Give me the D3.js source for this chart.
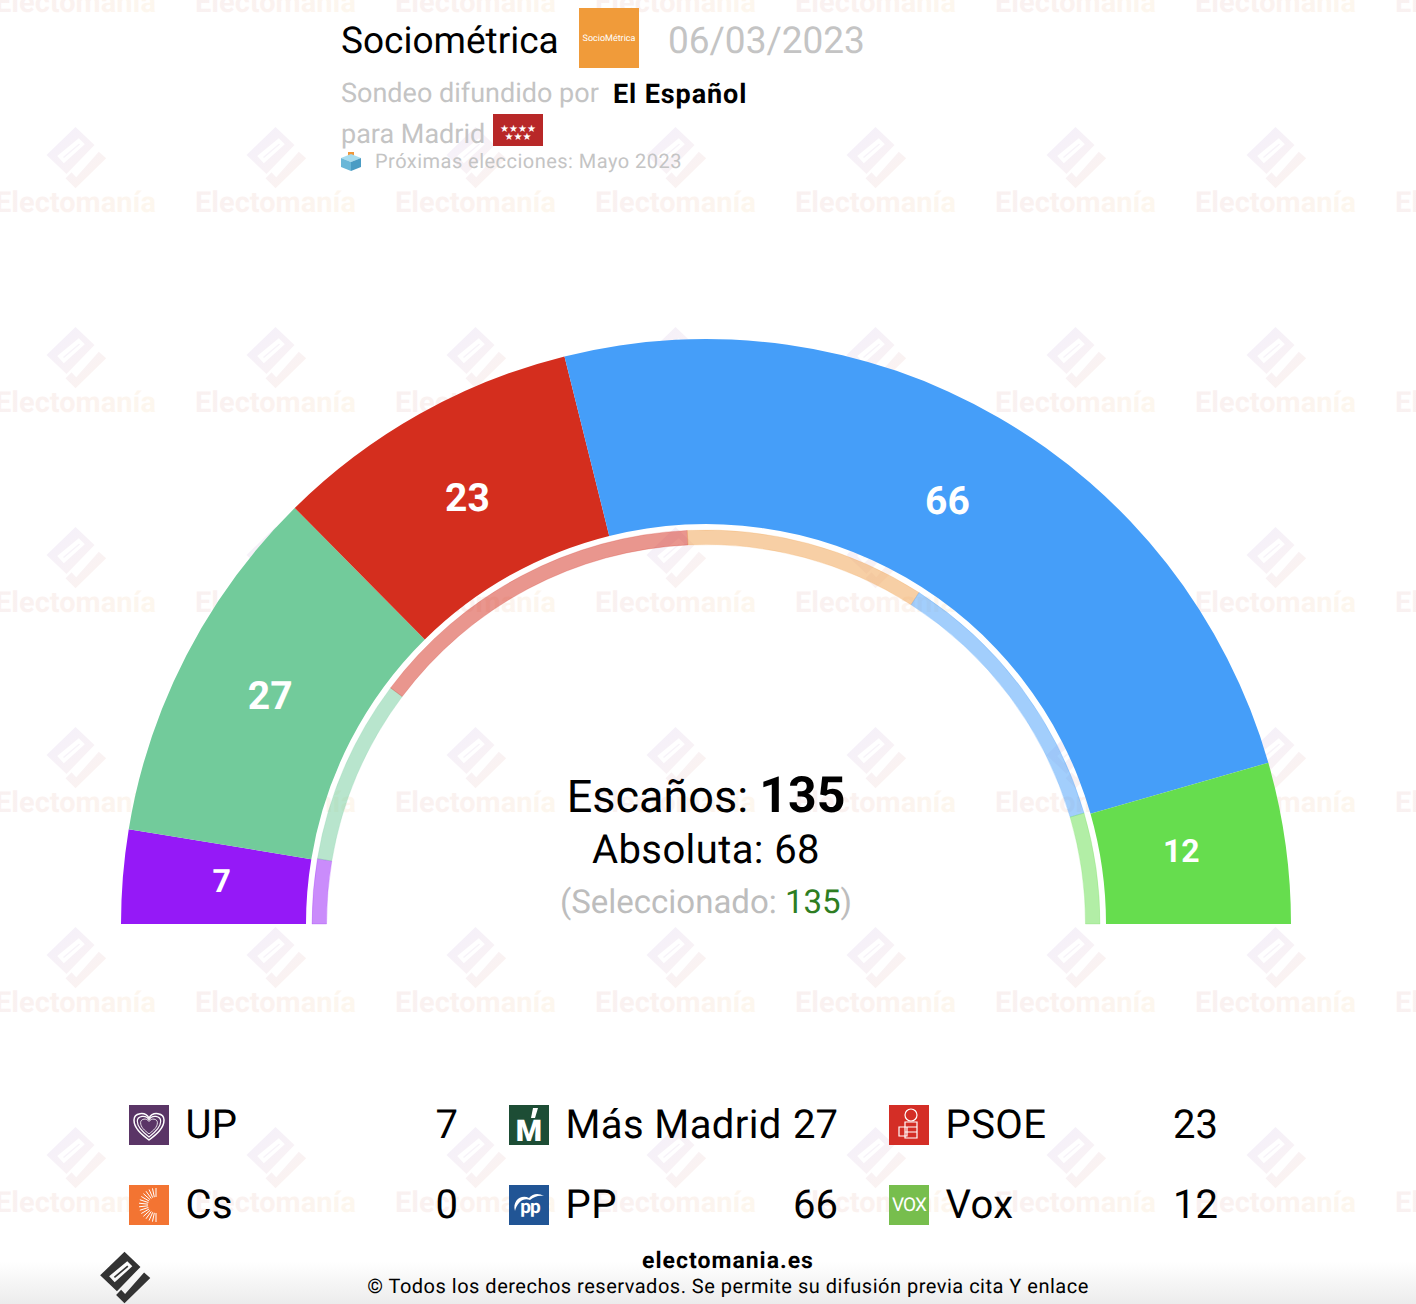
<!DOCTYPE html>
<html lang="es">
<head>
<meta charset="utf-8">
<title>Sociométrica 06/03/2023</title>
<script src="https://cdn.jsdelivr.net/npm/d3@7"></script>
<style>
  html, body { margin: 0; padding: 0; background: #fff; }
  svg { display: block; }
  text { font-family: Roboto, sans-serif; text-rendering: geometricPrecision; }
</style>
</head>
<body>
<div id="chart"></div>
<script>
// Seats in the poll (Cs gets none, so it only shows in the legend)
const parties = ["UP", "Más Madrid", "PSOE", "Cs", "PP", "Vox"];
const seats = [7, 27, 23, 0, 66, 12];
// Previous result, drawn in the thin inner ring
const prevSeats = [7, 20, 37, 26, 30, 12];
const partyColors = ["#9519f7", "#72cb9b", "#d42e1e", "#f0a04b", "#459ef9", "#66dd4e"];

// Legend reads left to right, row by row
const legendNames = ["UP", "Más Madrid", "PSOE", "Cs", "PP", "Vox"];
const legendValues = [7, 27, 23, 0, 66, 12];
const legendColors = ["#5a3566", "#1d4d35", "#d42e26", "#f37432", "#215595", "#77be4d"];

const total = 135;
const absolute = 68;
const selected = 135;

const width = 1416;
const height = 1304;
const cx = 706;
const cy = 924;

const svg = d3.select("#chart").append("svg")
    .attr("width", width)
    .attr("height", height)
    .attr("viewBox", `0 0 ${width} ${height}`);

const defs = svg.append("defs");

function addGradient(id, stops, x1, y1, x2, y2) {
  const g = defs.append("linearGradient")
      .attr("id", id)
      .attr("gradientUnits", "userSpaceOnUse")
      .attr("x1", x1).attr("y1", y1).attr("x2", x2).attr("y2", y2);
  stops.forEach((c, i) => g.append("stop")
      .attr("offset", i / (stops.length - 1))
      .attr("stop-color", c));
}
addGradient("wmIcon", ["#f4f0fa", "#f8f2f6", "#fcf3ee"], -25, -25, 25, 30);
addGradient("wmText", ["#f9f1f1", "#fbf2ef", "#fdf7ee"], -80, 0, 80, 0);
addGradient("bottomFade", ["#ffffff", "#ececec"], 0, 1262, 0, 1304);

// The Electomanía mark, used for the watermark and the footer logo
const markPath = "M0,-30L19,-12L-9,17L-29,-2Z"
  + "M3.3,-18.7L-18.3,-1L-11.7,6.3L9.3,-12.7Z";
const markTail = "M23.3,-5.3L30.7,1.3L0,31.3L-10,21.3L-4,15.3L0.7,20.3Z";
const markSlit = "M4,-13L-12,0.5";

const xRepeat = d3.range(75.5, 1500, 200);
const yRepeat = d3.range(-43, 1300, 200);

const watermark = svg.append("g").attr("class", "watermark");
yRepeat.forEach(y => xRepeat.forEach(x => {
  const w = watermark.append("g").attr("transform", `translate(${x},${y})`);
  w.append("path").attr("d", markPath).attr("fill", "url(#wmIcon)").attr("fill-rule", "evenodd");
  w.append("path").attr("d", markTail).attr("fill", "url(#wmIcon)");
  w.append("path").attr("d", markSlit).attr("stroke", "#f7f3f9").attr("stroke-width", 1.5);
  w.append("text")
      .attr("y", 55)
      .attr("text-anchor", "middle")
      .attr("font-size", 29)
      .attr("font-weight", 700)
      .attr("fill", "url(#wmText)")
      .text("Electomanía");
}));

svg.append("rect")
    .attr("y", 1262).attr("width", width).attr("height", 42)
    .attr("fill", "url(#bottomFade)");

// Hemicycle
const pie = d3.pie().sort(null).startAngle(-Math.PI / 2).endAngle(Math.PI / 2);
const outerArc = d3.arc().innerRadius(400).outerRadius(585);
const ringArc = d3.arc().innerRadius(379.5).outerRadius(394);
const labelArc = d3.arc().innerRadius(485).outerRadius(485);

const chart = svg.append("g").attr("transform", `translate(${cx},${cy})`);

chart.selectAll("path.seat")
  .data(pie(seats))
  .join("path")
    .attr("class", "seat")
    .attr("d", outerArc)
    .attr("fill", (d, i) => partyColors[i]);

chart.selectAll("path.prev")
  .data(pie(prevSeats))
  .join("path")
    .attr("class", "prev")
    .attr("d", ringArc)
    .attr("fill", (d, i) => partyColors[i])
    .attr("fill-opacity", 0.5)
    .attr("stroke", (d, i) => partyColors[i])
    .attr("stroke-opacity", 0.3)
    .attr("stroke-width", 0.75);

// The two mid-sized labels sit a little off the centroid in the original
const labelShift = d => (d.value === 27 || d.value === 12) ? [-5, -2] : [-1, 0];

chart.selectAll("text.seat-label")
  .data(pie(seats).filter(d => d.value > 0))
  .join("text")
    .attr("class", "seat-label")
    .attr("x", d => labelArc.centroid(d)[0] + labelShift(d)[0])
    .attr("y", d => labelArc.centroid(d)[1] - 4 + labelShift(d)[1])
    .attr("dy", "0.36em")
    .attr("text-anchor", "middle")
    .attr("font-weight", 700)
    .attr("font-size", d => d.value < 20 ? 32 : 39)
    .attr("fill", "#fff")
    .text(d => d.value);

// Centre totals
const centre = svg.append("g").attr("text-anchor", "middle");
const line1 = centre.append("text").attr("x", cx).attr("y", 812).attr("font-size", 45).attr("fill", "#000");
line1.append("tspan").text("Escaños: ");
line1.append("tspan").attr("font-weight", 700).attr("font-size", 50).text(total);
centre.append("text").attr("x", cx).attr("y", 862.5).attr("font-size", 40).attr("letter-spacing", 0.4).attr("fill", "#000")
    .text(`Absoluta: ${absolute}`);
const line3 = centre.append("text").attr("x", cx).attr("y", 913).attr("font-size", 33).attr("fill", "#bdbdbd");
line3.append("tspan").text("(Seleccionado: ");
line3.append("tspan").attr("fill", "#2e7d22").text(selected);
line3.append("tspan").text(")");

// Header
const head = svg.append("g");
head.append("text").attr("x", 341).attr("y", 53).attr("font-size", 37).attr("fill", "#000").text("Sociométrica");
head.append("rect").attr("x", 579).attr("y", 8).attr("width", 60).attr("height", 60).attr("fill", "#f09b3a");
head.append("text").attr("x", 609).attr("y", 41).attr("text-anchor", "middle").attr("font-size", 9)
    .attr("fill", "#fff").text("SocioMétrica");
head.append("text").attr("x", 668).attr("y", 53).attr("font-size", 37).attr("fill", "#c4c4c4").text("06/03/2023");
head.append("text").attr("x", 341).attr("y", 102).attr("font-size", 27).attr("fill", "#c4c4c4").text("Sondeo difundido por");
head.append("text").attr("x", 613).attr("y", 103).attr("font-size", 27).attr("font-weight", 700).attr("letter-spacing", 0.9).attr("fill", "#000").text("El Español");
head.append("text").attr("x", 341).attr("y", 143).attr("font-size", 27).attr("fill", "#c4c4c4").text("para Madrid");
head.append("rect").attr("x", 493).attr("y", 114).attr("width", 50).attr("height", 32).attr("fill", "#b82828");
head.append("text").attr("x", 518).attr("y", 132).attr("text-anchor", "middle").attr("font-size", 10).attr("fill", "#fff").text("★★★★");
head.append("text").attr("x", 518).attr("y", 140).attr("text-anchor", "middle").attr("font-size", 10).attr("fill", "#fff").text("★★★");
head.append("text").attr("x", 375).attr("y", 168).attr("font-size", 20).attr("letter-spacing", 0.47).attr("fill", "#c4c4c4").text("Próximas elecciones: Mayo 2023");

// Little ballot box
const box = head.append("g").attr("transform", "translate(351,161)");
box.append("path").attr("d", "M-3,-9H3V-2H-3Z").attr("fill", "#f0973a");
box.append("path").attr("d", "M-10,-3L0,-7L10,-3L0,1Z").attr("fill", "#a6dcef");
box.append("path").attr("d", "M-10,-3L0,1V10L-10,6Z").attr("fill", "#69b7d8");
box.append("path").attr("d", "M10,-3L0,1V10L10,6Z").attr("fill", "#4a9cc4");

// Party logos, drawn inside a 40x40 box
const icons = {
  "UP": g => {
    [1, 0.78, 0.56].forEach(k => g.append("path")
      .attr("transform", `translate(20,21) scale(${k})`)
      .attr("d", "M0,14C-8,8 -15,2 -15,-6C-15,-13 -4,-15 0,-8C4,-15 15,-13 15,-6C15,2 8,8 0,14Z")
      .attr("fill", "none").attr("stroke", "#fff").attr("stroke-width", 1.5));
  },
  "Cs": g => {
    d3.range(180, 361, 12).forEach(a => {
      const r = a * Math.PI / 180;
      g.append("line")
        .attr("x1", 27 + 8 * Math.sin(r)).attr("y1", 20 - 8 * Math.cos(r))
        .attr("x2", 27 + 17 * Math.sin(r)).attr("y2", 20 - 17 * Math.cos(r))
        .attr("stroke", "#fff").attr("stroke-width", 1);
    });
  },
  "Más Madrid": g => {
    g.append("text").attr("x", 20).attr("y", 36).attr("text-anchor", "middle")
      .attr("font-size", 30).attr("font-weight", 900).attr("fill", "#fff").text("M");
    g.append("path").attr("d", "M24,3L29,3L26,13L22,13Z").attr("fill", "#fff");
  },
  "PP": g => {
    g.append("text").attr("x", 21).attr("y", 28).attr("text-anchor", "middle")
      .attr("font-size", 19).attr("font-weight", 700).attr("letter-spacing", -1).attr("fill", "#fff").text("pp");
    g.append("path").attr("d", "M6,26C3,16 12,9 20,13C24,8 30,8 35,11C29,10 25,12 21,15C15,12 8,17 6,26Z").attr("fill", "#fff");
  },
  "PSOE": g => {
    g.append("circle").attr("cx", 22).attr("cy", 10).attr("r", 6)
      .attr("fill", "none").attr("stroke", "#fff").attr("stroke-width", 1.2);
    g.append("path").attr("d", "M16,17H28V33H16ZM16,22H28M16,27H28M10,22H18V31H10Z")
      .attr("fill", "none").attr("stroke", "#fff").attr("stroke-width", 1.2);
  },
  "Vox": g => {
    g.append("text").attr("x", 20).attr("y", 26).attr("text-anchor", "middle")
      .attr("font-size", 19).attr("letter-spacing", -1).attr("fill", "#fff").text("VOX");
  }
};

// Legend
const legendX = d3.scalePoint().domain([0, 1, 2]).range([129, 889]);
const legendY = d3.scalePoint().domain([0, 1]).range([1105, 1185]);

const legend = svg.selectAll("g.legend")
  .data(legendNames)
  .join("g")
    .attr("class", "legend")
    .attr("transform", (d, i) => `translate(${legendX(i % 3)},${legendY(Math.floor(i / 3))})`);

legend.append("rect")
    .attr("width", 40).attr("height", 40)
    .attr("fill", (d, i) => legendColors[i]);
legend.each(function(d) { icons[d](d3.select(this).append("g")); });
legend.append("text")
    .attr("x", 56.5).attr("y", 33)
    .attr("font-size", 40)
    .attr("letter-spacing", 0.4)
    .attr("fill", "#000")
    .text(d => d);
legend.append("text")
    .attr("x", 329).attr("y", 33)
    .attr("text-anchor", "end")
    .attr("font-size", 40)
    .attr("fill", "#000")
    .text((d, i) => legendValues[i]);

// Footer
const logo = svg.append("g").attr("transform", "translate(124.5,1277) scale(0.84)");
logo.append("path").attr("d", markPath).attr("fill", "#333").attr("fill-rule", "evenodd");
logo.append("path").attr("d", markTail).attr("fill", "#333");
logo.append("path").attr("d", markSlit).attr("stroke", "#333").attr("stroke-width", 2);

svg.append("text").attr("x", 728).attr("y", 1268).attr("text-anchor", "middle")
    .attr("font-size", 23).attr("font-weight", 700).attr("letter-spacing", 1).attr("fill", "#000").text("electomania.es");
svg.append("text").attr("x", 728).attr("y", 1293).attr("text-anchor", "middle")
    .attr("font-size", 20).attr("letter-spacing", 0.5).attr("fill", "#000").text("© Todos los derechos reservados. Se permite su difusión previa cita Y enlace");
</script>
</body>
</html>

* * *

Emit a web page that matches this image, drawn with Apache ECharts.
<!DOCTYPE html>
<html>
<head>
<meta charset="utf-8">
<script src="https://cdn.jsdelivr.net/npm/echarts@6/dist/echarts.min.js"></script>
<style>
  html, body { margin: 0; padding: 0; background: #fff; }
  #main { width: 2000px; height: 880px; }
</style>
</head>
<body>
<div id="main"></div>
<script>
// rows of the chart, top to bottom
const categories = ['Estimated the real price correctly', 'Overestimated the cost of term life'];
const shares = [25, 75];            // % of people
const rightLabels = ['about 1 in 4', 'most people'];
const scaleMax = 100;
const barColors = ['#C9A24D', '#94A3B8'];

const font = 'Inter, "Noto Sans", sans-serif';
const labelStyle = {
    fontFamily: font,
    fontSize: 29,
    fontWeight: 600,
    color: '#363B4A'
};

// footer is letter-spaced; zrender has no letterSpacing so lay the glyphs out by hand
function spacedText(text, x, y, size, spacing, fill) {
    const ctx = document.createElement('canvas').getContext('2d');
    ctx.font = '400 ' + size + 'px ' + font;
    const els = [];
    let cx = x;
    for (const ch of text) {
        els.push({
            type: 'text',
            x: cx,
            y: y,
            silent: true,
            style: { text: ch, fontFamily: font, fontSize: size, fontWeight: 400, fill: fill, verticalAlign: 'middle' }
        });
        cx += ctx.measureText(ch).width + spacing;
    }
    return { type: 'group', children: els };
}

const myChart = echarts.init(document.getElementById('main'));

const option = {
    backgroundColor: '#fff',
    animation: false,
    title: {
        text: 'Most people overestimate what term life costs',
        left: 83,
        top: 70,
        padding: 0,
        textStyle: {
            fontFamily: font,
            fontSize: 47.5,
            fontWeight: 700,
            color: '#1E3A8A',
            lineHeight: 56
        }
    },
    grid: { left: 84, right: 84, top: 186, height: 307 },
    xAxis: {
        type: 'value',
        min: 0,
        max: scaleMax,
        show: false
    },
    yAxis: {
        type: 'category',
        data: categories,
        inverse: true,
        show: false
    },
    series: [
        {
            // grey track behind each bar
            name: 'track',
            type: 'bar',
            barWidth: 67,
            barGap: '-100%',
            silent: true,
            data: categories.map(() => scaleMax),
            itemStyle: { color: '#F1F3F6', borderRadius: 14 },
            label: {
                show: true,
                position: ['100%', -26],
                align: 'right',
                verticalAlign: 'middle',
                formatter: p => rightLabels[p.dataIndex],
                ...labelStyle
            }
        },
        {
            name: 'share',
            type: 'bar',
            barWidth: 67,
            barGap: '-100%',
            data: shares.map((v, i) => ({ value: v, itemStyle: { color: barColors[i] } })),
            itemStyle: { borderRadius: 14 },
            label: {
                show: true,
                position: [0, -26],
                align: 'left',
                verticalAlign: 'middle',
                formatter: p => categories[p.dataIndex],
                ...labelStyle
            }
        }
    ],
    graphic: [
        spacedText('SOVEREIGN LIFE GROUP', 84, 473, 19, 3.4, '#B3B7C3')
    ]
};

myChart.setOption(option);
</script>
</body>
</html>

* * *

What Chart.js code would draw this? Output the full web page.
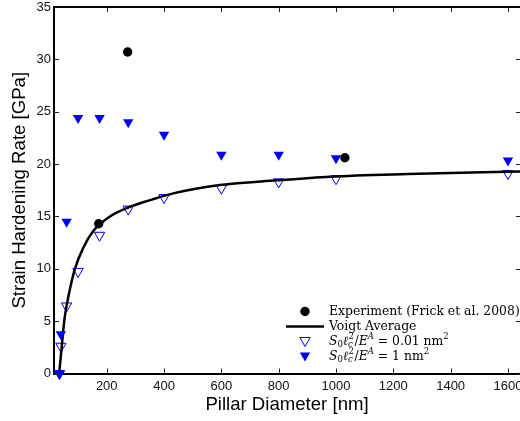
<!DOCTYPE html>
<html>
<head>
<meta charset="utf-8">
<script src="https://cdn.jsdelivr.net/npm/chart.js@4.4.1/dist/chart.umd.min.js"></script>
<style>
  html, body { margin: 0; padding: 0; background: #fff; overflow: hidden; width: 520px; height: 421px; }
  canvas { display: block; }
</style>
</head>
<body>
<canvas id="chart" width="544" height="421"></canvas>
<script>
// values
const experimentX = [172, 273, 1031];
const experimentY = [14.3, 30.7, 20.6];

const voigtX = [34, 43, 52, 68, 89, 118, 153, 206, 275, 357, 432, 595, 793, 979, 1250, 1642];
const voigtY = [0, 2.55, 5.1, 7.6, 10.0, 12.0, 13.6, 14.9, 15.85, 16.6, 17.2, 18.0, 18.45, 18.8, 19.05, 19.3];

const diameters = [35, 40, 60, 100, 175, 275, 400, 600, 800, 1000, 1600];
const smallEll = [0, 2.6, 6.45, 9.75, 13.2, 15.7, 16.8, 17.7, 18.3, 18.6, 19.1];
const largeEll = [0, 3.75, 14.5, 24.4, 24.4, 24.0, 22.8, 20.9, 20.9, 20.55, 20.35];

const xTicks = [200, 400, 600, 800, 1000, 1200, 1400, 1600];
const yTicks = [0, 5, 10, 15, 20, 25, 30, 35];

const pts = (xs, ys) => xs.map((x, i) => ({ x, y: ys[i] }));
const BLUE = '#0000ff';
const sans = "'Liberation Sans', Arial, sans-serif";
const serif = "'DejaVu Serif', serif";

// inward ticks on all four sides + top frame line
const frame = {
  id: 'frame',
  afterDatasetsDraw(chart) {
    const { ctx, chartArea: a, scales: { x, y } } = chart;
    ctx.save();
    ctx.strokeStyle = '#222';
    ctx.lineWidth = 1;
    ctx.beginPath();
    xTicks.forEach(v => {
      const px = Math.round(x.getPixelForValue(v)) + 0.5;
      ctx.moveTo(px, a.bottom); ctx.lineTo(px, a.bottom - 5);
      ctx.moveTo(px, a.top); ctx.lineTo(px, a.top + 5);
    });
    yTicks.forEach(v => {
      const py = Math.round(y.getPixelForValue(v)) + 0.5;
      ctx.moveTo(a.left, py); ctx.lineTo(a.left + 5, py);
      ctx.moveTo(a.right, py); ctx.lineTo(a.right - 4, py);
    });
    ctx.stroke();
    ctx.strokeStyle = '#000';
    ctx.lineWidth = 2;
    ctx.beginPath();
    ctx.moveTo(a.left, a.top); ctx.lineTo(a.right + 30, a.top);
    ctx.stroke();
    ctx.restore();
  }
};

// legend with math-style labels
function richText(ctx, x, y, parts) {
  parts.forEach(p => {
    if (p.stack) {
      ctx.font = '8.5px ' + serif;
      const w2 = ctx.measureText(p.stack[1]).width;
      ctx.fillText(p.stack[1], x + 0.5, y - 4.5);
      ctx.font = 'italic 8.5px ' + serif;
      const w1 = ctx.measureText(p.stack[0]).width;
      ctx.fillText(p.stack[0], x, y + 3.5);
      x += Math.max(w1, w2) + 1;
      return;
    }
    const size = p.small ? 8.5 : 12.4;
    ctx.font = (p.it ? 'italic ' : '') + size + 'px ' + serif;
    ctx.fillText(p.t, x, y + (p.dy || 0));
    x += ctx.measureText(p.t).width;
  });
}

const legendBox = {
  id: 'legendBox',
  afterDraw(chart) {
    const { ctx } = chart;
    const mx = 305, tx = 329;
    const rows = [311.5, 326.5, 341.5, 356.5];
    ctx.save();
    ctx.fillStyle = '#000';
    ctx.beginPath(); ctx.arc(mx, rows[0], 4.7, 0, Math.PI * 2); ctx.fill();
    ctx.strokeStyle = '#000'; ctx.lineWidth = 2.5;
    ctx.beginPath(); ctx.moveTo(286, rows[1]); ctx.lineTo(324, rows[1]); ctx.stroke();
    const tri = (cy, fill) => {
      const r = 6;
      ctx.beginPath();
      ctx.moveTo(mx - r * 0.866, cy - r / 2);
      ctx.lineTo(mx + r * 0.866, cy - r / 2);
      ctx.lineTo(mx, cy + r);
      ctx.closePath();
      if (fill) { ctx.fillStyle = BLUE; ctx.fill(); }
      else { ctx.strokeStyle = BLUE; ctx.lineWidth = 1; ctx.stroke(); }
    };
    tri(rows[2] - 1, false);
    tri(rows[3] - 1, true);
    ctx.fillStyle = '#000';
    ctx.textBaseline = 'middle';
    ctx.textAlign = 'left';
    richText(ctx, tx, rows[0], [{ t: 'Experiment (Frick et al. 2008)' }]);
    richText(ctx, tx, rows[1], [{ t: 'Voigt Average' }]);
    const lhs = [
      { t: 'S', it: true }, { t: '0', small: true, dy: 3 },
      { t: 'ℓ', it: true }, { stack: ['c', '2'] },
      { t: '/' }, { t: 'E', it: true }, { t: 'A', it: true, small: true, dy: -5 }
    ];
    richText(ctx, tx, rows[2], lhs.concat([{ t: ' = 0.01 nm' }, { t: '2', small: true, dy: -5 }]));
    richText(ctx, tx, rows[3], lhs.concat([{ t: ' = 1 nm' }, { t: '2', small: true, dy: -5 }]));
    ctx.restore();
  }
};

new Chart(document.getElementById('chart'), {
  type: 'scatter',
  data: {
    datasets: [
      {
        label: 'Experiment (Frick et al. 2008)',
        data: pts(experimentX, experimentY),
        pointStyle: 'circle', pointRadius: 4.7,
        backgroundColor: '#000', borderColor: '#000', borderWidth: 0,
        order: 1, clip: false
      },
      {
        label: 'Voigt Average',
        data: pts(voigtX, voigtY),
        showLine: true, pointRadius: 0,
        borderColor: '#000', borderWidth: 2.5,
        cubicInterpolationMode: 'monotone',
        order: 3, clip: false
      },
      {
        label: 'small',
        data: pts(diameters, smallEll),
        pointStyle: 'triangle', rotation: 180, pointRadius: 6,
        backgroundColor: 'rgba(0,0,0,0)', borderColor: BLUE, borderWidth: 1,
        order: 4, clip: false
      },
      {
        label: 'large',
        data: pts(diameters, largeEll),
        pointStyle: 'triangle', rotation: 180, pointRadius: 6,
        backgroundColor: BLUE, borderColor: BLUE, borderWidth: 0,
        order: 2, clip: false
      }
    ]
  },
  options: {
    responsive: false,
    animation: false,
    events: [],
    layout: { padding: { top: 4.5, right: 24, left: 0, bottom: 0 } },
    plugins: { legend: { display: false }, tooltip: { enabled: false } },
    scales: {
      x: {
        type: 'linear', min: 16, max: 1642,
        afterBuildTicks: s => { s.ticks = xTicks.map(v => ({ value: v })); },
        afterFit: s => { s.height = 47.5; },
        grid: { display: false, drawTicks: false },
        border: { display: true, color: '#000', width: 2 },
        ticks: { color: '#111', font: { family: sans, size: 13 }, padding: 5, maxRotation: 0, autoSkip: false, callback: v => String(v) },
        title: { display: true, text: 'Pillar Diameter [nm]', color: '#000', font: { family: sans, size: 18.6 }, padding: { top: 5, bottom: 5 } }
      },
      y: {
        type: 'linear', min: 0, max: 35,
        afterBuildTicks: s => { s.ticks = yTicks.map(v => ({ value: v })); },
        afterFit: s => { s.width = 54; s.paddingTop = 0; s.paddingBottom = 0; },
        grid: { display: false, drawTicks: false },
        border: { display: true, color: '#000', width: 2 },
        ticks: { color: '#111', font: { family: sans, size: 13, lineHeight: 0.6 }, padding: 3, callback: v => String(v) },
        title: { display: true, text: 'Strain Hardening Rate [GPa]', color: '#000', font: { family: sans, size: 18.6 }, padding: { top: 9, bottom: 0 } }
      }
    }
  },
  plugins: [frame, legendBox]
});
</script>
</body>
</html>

* * *

### TASK DETAILS
Start at the line containing "What Chart.js code" and stop at the line containing "const experimentY = [14.3, 30.7, 20.6];"; transcribe those lines exactly, skipping pictures.

### FINAL RESULT
What Chart.js code would draw this? Output the full web page.
<!DOCTYPE html>
<html>
<head>
<meta charset="utf-8">
<script src="https://cdn.jsdelivr.net/npm/chart.js@4.4.1/dist/chart.umd.min.js"></script>
<style>
  html, body { margin: 0; padding: 0; background: #fff; overflow: hidden; width: 520px; height: 421px; }
  canvas { display: block; }
</style>
</head>
<body>
<canvas id="chart" width="544" height="421"></canvas>
<script>
// values
const experimentX = [172, 273, 1031];
const experimentY = [14.3, 30.7, 20.6];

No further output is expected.